Beats Music launching on iOS in a few months

Beats Music (teaser 001)

You can put Beats Music on your ever-expanding list of streaming music service as its CEO Luke Wood confirms to The Next Web that the company will enter the highly-competitive space in the United States “within the next few months”.

Based on its July 2012 $14 million acquisition of another music streaming service, MOG, Beats Music will focus on human-curated playlists compiled around a particular artist, activity or the general mood of the listener.

You may have heard this tune before so we have more tidbits right after the break…

According to The Next Web, Beats Music will be accessible on the web and across mobile apps for iOS and Android devices. They are also working on a Windows 8 app that should be due at a later date.

We’re talking about real depth of personalization and knowing who I am, who you are, what we’re listening to, what we like, what we’ve listened to before and then offering up music that is highly relevant to our taste profile.

You need to start with a great editorial team that has a point of view, but we want to have a situation where we can really scale to the depth of your appetite.

If you really love music, we want something that can go deep with you for a really long time.

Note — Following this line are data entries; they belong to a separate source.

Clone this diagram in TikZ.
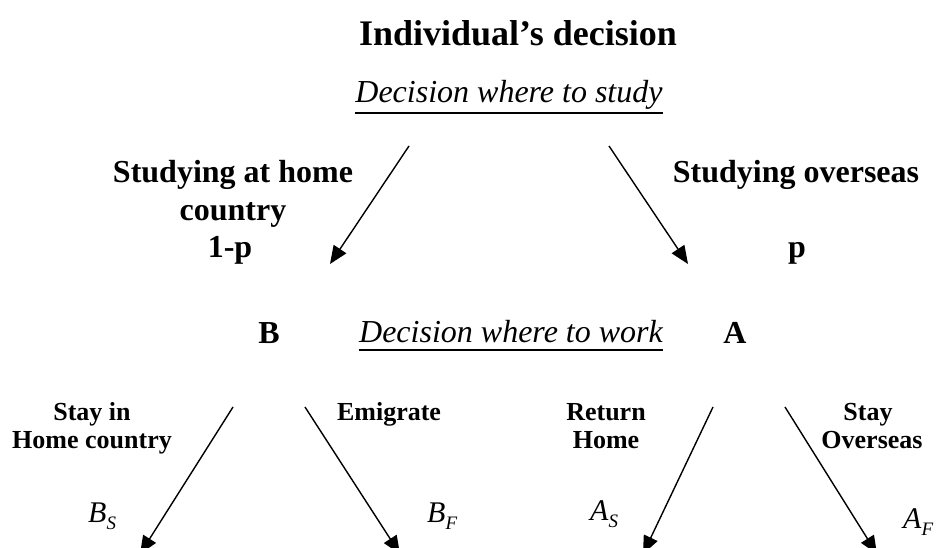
\documentclass[tikz,border=0pt]{standalone}
\usepackage{fontspec}
\setmainfont{Liberation Serif}
\usetikzlibrary{arrows.meta}
\begin{document}
\begin{tikzpicture}[x=1pt,y=-1pt,
  every node/.style={inner sep=0pt, anchor=base},
  ttl/.style={font=\bfseries\fontsize{36}{42}\selectfont},
  dec/.style={font=\itshape\fontsize{32}{36}\selectfont},
  lbl/.style={font=\bfseries\fontsize{32}{36}\selectfont},
  sml/.style={font=\bfseries\fontsize{26}{30}\selectfont},
  mth/.style={anchor=base west, font=\itshape\fontsize{30}{34}\selectfont},
  arr/.style={line width=1.4pt, -{Triangle[length=18pt,width=15pt]}},
  ul/.style={line width=1.8pt}
]
\newcommand{\subsc}[1]{\raisebox{-7pt}{\fontsize{19}{21}\selectfont #1}}
\useasboundingbox (0,0) rectangle (940,548);
\fill[white] (0,0) rectangle (940,548);

% titles
\node[ttl] (title) at (518,46) {Individual’s decision};
\node[dec] (ds) at (509,103) {Decision where to study};
\draw[ul] ([yshift=-10pt]ds.base west) -- ([yshift=-10pt]ds.base east);
\node[dec] (dw) at (511,342) {Decision where to work};
\draw[ul] ([yshift=-8pt]dw.base west) -- ([yshift=-8pt]dw.base east);

% first level
\node[lbl] (sh1) at (233,183) {Studying at home};
\node[lbl] (sh2) at (233,221) {country};
\node[lbl] (sh3) at (230,258) {1-p};
\node[lbl] (so1) at (796,183) {Studying overseas};
\node[lbl] (so2) at (797,258) {p};
\node[lbl] (B) at (269,343) {B};
\node[lbl] (A) at (735,343) {A};

\coordinate (t1s) at (409,146); \coordinate (t1e) at (330,264);
\coordinate (t2s) at (609,146); \coordinate (t2e) at (688,264);
\draw[arr] (t1s) -- (t1e);
\draw[arr] (t2s) -- (t2e);

% second level
\node[sml] (st1) at (92,420) {Stay in};
\node[sml] (st2) at (92,448) {Home country};
\node[sml] (em) at (389,420) {Emigrate};
\node[sml] (re1) at (606,420) {Return};
\node[sml] (re2) at (606,448) {Home};
\node[sml] (sy1) at (868,420) {Stay};
\node[sml] (sy2) at (872,448) {Overseas};

\node[mth] (BS) at (88,522) {B\subsc{S}};
\node[mth] (BF) at (427,522) {B\subsc{F}};
\node[mth] (AS) at (590,520) {A\subsc{S}};
\node[mth] (AF) at (903,528) {A\subsc{F}};

\coordinate (b1s) at (233,407); \coordinate (b1e) at (140,554);
\coordinate (b2s) at (305,407); \coordinate (b2e) at (400,554);
\coordinate (b3s) at (713,407); \coordinate (b3e) at (643,554);
\coordinate (b4s) at (785,407); \coordinate (b4e) at (877,554);
\draw[arr] (b1s) -- (b1e);
\draw[arr] (b2s) -- (b2e);
\draw[arr] (b3s) -- (b3e);
\draw[arr] (b4s) -- (b4e);
\end{tikzpicture}
\end{document}
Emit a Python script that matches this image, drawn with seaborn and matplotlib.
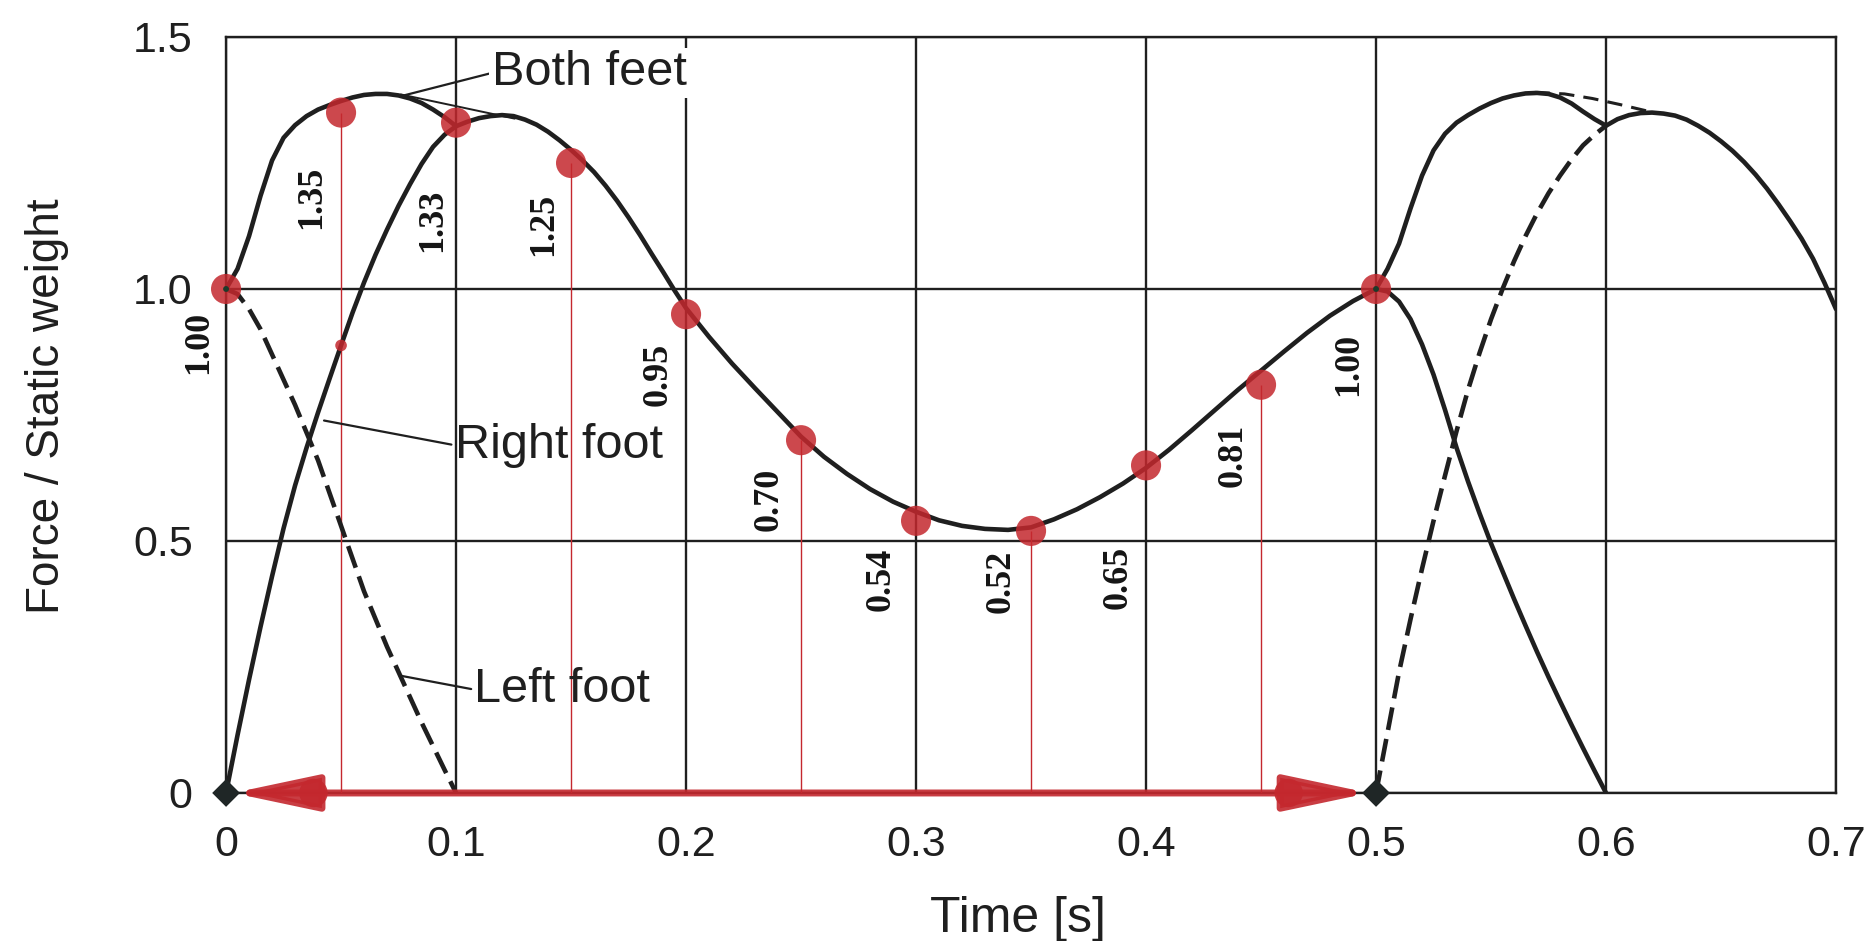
import numpy as np
import pandas as pd
import matplotlib
matplotlib.use("Agg")
import matplotlib.pyplot as plt
import seaborn as sns

# ---- data: vertical ground reaction force / static weight over time [s] ----
# both feet combined (solid)
both_t = [0, 0.005, 0.01, 0.015, 0.02, 0.025, 0.03, 0.035, 0.04, 0.045, 0.05,
          0.055, 0.06, 0.065, 0.07, 0.075, 0.08, 0.085, 0.09, 0.095, 0.1,
          0.105, 0.11, 0.115, 0.12, 0.125, 0.13, 0.135, 0.14, 0.145, 0.15,
          0.155, 0.16, 0.165, 0.17, 0.175, 0.18, 0.185, 0.19, 0.195, 0.2,
          0.21, 0.22, 0.23, 0.24, 0.25, 0.26, 0.27, 0.28, 0.29, 0.3,
          0.31, 0.32, 0.33, 0.34, 0.35, 0.36, 0.37, 0.38, 0.39, 0.4,
          0.41, 0.42, 0.43, 0.44, 0.45, 0.46, 0.47, 0.48, 0.49, 0.5,
          0.505, 0.51, 0.515, 0.52, 0.525, 0.53, 0.535, 0.54, 0.545, 0.55,
          0.555, 0.56, 0.565, 0.57, 0.575, 0.58, 0.585, 0.59, 0.595, 0.6,
          0.605, 0.61, 0.615, 0.62, 0.625, 0.63, 0.635, 0.64, 0.645, 0.65,
          0.655, 0.66, 0.665, 0.67, 0.675, 0.68, 0.685, 0.69, 0.695, 0.7]
both_v = [1.0, 1.04, 1.105, 1.185, 1.255, 1.3, 1.325, 1.343, 1.356, 1.365, 1.373,
          1.38, 1.385, 1.387, 1.387, 1.384, 1.378, 1.369, 1.356, 1.341, 1.323,
          1.332, 1.339, 1.343, 1.345, 1.343, 1.336, 1.326, 1.312, 1.295, 1.276,
          1.255, 1.232, 1.205, 1.175, 1.142, 1.107, 1.07, 1.034, 0.997, 0.962,
          0.905, 0.852, 0.803, 0.755, 0.707, 0.667, 0.633, 0.603, 0.578, 0.558,
          0.541, 0.53, 0.524, 0.522, 0.527, 0.543, 0.563, 0.587, 0.614, 0.645,
          0.681, 0.72, 0.76, 0.8, 0.838, 0.876, 0.913, 0.947, 0.976, 1.0,
          1.04, 1.09, 1.16, 1.225, 1.275, 1.308, 1.33, 1.345, 1.358, 1.369,
          1.378, 1.384, 1.388, 1.389, 1.387, 1.38, 1.368, 1.352, 1.337, 1.324,
          1.337, 1.345, 1.349, 1.35, 1.348, 1.344, 1.336, 1.324, 1.31, 1.293,
          1.274, 1.252, 1.227, 1.199, 1.168, 1.135, 1.1, 1.06, 1.012, 0.96]

# right foot loading and unloading (solid)
right_rise_t = [0, 0.005, 0.01, 0.015, 0.02, 0.025, 0.03, 0.035, 0.04, 0.045, 0.05,
                0.055, 0.06, 0.065, 0.07, 0.075, 0.08, 0.085, 0.09, 0.095, 0.1]
right_rise_v = [0, 0.115, 0.225, 0.33, 0.43, 0.525, 0.61, 0.685, 0.755, 0.822, 0.888,
                0.953, 1.013, 1.068, 1.118, 1.165, 1.208, 1.248, 1.282, 1.306, 1.323]
right_fall_t = [0.5, 0.505, 0.51, 0.515, 0.52, 0.525, 0.53, 0.535, 0.54, 0.545, 0.55,
                0.555, 0.56, 0.565, 0.57, 0.575, 0.58, 0.585, 0.59, 0.595, 0.6]
right_fall_v = [1.0, 0.995, 0.975, 0.94, 0.89, 0.83, 0.76, 0.685, 0.618, 0.555, 0.495,
                0.44, 0.385, 0.332, 0.28, 0.23, 0.182, 0.135, 0.089, 0.044, 0.0]

# left foot unloading and loading (dashed)
left_fall_t = [0, 0.005, 0.01, 0.015, 0.02, 0.025, 0.03, 0.035, 0.04, 0.045, 0.05,
               0.055, 0.06, 0.065, 0.07, 0.075, 0.08, 0.085, 0.09, 0.095, 0.1]
left_fall_v = [1.0, 0.99, 0.96, 0.92, 0.87, 0.82, 0.77, 0.715, 0.66, 0.595, 0.53,
               0.465, 0.40, 0.345, 0.29, 0.24, 0.19, 0.14, 0.093, 0.046, 0.0]
left_rise_t = [0.5, 0.505, 0.51, 0.515, 0.52, 0.525, 0.53, 0.535, 0.54, 0.545, 0.55,
               0.555, 0.56, 0.565, 0.57, 0.575, 0.58, 0.585, 0.59, 0.595, 0.6]
left_rise_v = [0.0, 0.12, 0.24, 0.345, 0.445, 0.54, 0.63, 0.718, 0.8, 0.873, 0.94,
               1.0, 1.055, 1.105, 1.15, 1.19, 1.225, 1.257, 1.285, 1.306, 1.324]

# peak-to-peak envelope over the double-support dip
bridge1_t = [0.076, 0.1255]
bridge1_v = [1.386, 1.338]
bridge2_t = [0.569, 0.582, 0.594, 0.606, 0.618]
bridge2_v = [1.39, 1.387, 1.378, 1.366, 1.353]

# sampled values every 0.05 s
mark_t = [0, 0.05, 0.1, 0.15, 0.2, 0.25, 0.3, 0.35, 0.4, 0.45, 0.5]
mark_v = [1.00, 1.35, 1.33, 1.25, 0.95, 0.70, 0.54, 0.52, 0.65, 0.81, 1.00]
mark_text = ["1.00", "1.35", "1.33", "1.25", "0.95", "0.70", "0.54", "0.52", "0.65", "0.81", "1.00"]

# heel-strike to heel-strike step interval
step_t = [0.0, 0.5]

xticks = [0, 0.1, 0.2, 0.3, 0.4, 0.5, 0.6, 0.7]
xtick_labels = ["0", "0.1", "0.2", "0.3", "0.4", "0.5", "0.6", "0.7"]
yticks = [0, 0.5, 1.0, 1.5]
ytick_labels = ["0", "0.5", "1.0", "1.5"]

# ---- styling ----
sns.set_theme(style="white")
plt.rcParams["font.family"] = ["Liberation Sans", "DejaVu Sans"]

INK = "#1f1f1f"
RED = "#c4282e"
LW = 3.3

fig = plt.figure(figsize=(18.76, 9.41), dpi=100)
ax = fig.add_axes([0.1205, 0.1573, 0.8582, 0.8034])

def curve(t, v, **kw):
    df = pd.DataFrame({"t": t, "v": v})
    sns.lineplot(data=df, x="t", y="v", ax=ax, sort=False, estimator=None,
                 color=INK, solid_capstyle="round", solid_joinstyle="round",
                 dash_capstyle="butt", **kw)

curve(both_t, both_v, lw=LW, zorder=5)
curve(right_rise_t, right_rise_v, lw=LW, zorder=5)
curve(right_fall_t, right_fall_v, lw=LW, zorder=5)
curve(left_fall_t, left_fall_v, lw=LW, zorder=5, linestyle=(0, (5, 2)))
curve(left_rise_t, left_rise_v, lw=LW, zorder=5, linestyle=(0, (5, 2)))
curve(bridge1_t, bridge1_v, lw=1.4, zorder=5)
curve(bridge2_t, bridge2_v, lw=2.2, zorder=5, linestyle=(0, (5, 3)))

# drop lines from the half-step samples
ax.vlines(mark_t[1::2], 0, mark_v[1::2], color=RED, lw=1.0, zorder=3)

# sample markers
sns.scatterplot(x=mark_t, y=mark_v, ax=ax, s=470, color=RED, alpha=0.85,
                edgecolor="none", zorder=6, clip_on=False, legend=False)
sns.scatterplot(x=[mark_t[0], mark_t[-1]], y=[mark_v[0], mark_v[-1]], ax=ax, s=18,
                color="#1d3b2a", edgecolor="none", zorder=7, clip_on=False, legend=False)
sns.scatterplot(x=[right_rise_t[10]], y=[right_rise_v[10]], ax=ax, s=70, color=RED,
                alpha=0.85, edgecolor="none", zorder=6, legend=False)

# value labels
lbl_t = [-0.012, 0.037, 0.090, 0.138, 0.188, 0.236, 0.285, 0.337, 0.388, 0.438, 0.488]
lbl_v = [0.894, 1.181, 1.136, 1.128, 0.831, 0.583, 0.424, 0.420, 0.427, 0.670, 0.851]
for tx, ty, s in zip(lbl_t, lbl_v, mark_text):
    ax.text(tx, ty, s, rotation=90, ha="center", va="center", fontsize=26,
            fontweight="bold", family=["Liberation Serif", "DejaVu Serif"],
            color="#151515", zorder=8)

# step interval arrow along the time axis
ax.annotate("", xy=(step_t[0] + 0.003, 0), xytext=(step_t[1] - 0.003, 0),
            arrowprops=dict(arrowstyle="<|-|>,head_length=2.6,head_width=0.55",
                            mutation_scale=20, lw=5, color=RED, alpha=0.9,
                            shrinkA=0, shrinkB=0),
            zorder=6, annotation_clip=False)
sns.scatterplot(x=[step_t[0] + 0.038, step_t[1] - 0.038], y=[0, 0], ax=ax, s=420,
                color=RED, alpha=0.9, edgecolor="none", zorder=6, clip_on=False,
                legend=False)
sns.scatterplot(x=step_t, y=[0, 0], ax=ax, s=200, marker="D", color="#1f2626",
                edgecolor="none", zorder=7, clip_on=False, legend=False)

# curve annotations
lead = dict(arrowstyle="-", lw=1.6, color=INK, shrinkA=0, shrinkB=0, relpos=(0, 0.5))
ax.annotate("Both feet", xy=(0.0764, 1.383), xytext=(0.1155, 1.4286), fontsize=35,
            ha="left", va="center", color=INK, arrowprops=lead, zorder=9,
            bbox=dict(boxstyle="square,pad=0.05", fc="white", ec="none"))
ax.annotate("Right foot", xy=(0.0426, 0.739), xytext=(0.0994, 0.69), fontsize=35,
            ha="left", va="center", color=INK, arrowprops=lead, zorder=9)
ax.annotate("Left foot", xy=(0.0755, 0.233), xytext=(0.108, 0.205), fontsize=35,
            ha="left", va="center", color=INK, arrowprops=lead, zorder=9)

# axes, grid and ticks
ax.set_xlim(0, 0.7)
ax.set_ylim(0, 1.5)
ax.set_xticks(xticks, xtick_labels)
ax.set_yticks(yticks, ytick_labels)
ax.grid(True, color=INK, lw=1.7)
ax.set_axisbelow(True)
for sp in ax.spines.values():
    sp.set_visible(True)
    sp.set_color(INK)
    sp.set_linewidth(1.7)
ax.tick_params(axis="both", direction="out", length=14, width=1.7, color=INK,
               labelsize=31, labelcolor=INK)
ax.tick_params(axis="x", pad=9)
ax.tick_params(axis="y", pad=10)

ax.set_xlabel("Time [s]", fontsize=36, color=INK, va="center")
ax.set_ylabel("Force / Static weight", fontsize=33, color=INK, va="center")
ax.xaxis.set_label_coords(0.492, -0.167)
ax.yaxis.set_label_coords(-0.111, 0.511)

fig.savefig("out.png", dpi=100, facecolor="white")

And that requires a perfect harmony between the algorithm and human curation. Between the man and the machine.

You can register your interest on the Beats Music landing page (they’re also hiring). The launch will initially be limited to the United States.

Beats Music will be competing with established incumbents, not just the iTunes juggernaut and Apple’s new iTunes Radio streaming service but also against the likes of Rdio, Pandora, Spotify, Sony’s Music Unlimited and of course Google’s Play Music All Access, to name just a few.

Earlier this month, Apple said over eleven million unique listeners tuned in to iTunes Radio since its arrival as part of the September 18 iOS 7 launch. iTunes Radio is available via desktop iTunes on Mac and Windows PCs, iOS 7 devices and on Apple TV boxes running the recently-released Apple TV 6.0 software update.

Apple’s service is for now available only to US residents, but will likely expand soon into other markets such as Canada. The free service is supported by advertising (unless you have a $24.99 a year iTunes Match subscription) and allows for up to six song skips per station per hour.

iTunes Radio also taps Apple’s Genius feature to create a station based on a song.

iTunes Radio (teaser, iPod touch, iPad, MacBook Air, Apple TV)

According to Apple’s SVP of Internet Software and Services, Eddy Cue, the team wanted to “present radio stations for the first time to a customer that’s really tailored” to listeners.

In other music related news, Spotify today turned five so the company shared some interesting up-to-date stats, revealing the $9.99 a month service now has more than six million paying subscribers and over 24 million active accounts.

Rival Rdio said it will soon launch free Stations service across mobile apps designed to stream music based on people’s tastes and their music listening patterns.